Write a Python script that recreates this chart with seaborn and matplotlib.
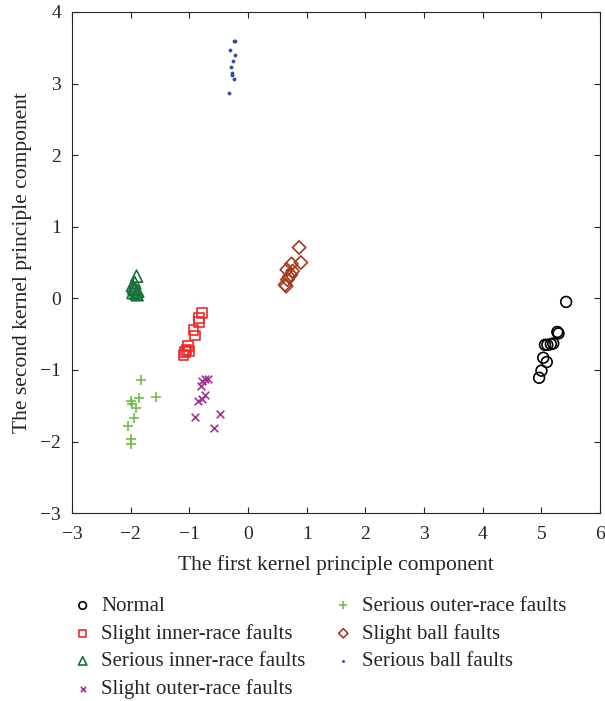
import matplotlib
matplotlib.use("Agg")
import matplotlib.pyplot as plt
import seaborn as sns

# Datos
normal_x = [5.42, 5.29, 5.27, 5.20, 5.16, 5.10, 5.06, 5.03, 5.09, 5.00, 4.96]
normal_y = [-0.05, -0.49, -0.47, -0.63, -0.64, -0.65, -0.65, -0.83, -0.89, -1.01, -1.11]

slight_inner_x = [-0.78, -0.83, -0.83, -0.93, -0.91, -1.03, -1.05, -1.08, -1.10, -1.01]
slight_inner_y = [-0.21, -0.28, -0.33, -0.44, -0.52, -0.67, -0.72, -0.75, -0.79, -0.73]

serious_inner_x = [-1.90, -1.93, -1.97, -1.95, -1.92, -1.88, -1.96, -1.91, -1.89, -1.94]
serious_inner_y = [0.31, 0.22, 0.18, 0.15, 0.13, 0.10, 0.08, 0.07, 0.05, 0.12]

slight_outer_x = [-0.68, -0.73, -0.78, -0.80, -0.74, -0.79, -0.85, -0.91, -0.47, -0.58]
slight_outer_y = [-1.12, -1.13, -1.16, -1.22, -1.35, -1.40, -1.44, -1.66, -1.61, -1.81]

serious_outer_x = [-1.83, -1.57, -1.85, -2.00, -1.97, -1.91, -1.94, -2.04, -2.00, -2.00]
serious_outer_y = [-1.14, -1.38, -1.39, -1.43, -1.48, -1.53, -1.67, -1.78, -1.96, -2.03]

slight_ball_x = [0.87, 0.90, 0.74, 0.66, 0.76, 0.73, 0.67, 0.65, 0.63, 0.70]
slight_ball_y = [0.71, 0.50, 0.48, 0.40, 0.38, 0.33, 0.26, 0.17, 0.19, 0.30]

serious_ball_x = [-0.24, -0.22, -0.31, -0.22, -0.25, -0.29, -0.27, -0.27, -0.24, -0.33]
serious_ball_y = [3.59, 3.59, 3.47, 3.40, 3.31, 3.23, 3.15, 3.12, 3.07, 2.87]

sns.set_style("ticks")
plt.rcParams["font.family"] = ["Liberation Serif", "DejaVu Serif"]
plt.rcParams["xtick.direction"] = "in"
plt.rcParams["ytick.direction"] = "in"

fig = plt.figure(figsize=(6.05, 7.01), dpi=100)
ax = fig.add_axes([0.119, 0.268, 0.873, 0.715])

# (x, y, etiqueta, marcador, color, hueco, tamaño)
grupos = [
    (normal_x, normal_y, "Normal", "o", "black", True, 60),
    (slight_inner_x, slight_inner_y, "Slight inner-race faults", "s", "#f02828", True, 50),
    (serious_inner_x, serious_inner_y, "Serious inner-race faults", "^", "#17733a", True, 75),
    (slight_outer_x, slight_outer_y, "Slight outer-race faults", "x", "#a4309a", False, 30),
    (serious_outer_x, serious_outer_y, "Serious outer-race faults", "+", "#6cbf45", False, 60),
    (slight_ball_x, slight_ball_y, "Slight ball faults", "D", "#a33a1e", True, 45),
    (serious_ball_x, serious_ball_y, "Serious ball faults", "o", "#2a4ba8", False, 5),
]

for gx, gy, lab, mk, c, hueco, s in grupos:
    if hueco:
        sns.scatterplot(x=gx, y=gy, ax=ax, marker=mk, s=s, color=c,
                        facecolor="none", edgecolor=c, linewidth=1.2, label=lab)
    elif mk == "o":
        sns.scatterplot(x=gx, y=gy, ax=ax, marker=mk, s=s, color=c,
                        edgecolor=c, linewidth=0.5, label=lab)
    else:
        sns.scatterplot(x=gx, y=gy, ax=ax, marker=mk, s=s, color=c,
                        linewidth=1.2, label=lab)

ax.set_xlim(-3, 6)
ax.set_ylim(-3, 4)
ax.set_xticks(range(-3, 7))
ax.set_yticks(range(-3, 5))
ax.set_xticklabels(["\u22123", "\u22122", "\u22121", "0", "1", "2", "3", "4", "5", "6"])
ax.set_yticklabels(["\u22123", "\u22122", "\u22121", "0", "1", "2", "3", "4"])
ax.tick_params(labelsize=14, top=True, right=True, length=4, width=0.8)
ax.tick_params(axis="x", pad=9)
ax.tick_params(axis="y", pad=8)
for sp in ax.spines.values():
    sp.set_linewidth(0.8)
ax.set_xlabel("The first kernel principle component", fontsize=15.5, labelpad=9)
ax.set_ylabel("The second kernel principle component", fontsize=15.5, labelpad=6)

handles, labels = ax.get_legend_handles_labels()
ax.get_legend().remove()
fig.legend(handles, labels, ncol=2, loc="upper left", bbox_to_anchor=(0.085, 0.176),
           frameon=False, fontsize=15, markerscale=0.7, handletextpad=0.3,
           columnspacing=1.2, labelspacing=0.38, handlelength=1.2)

fig.savefig("out.png", dpi=100)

→ **WHAT IS REQUIRED**: Return only the lines running from the top of the data to the line that holds "import seaborn as sns". Include both of those lines, but skip the pictures.

→ **SOLUTION**:
Write a Python script that recreates this chart with seaborn and matplotlib.
import matplotlib
matplotlib.use("Agg")
import matplotlib.pyplot as plt
import seaborn as sns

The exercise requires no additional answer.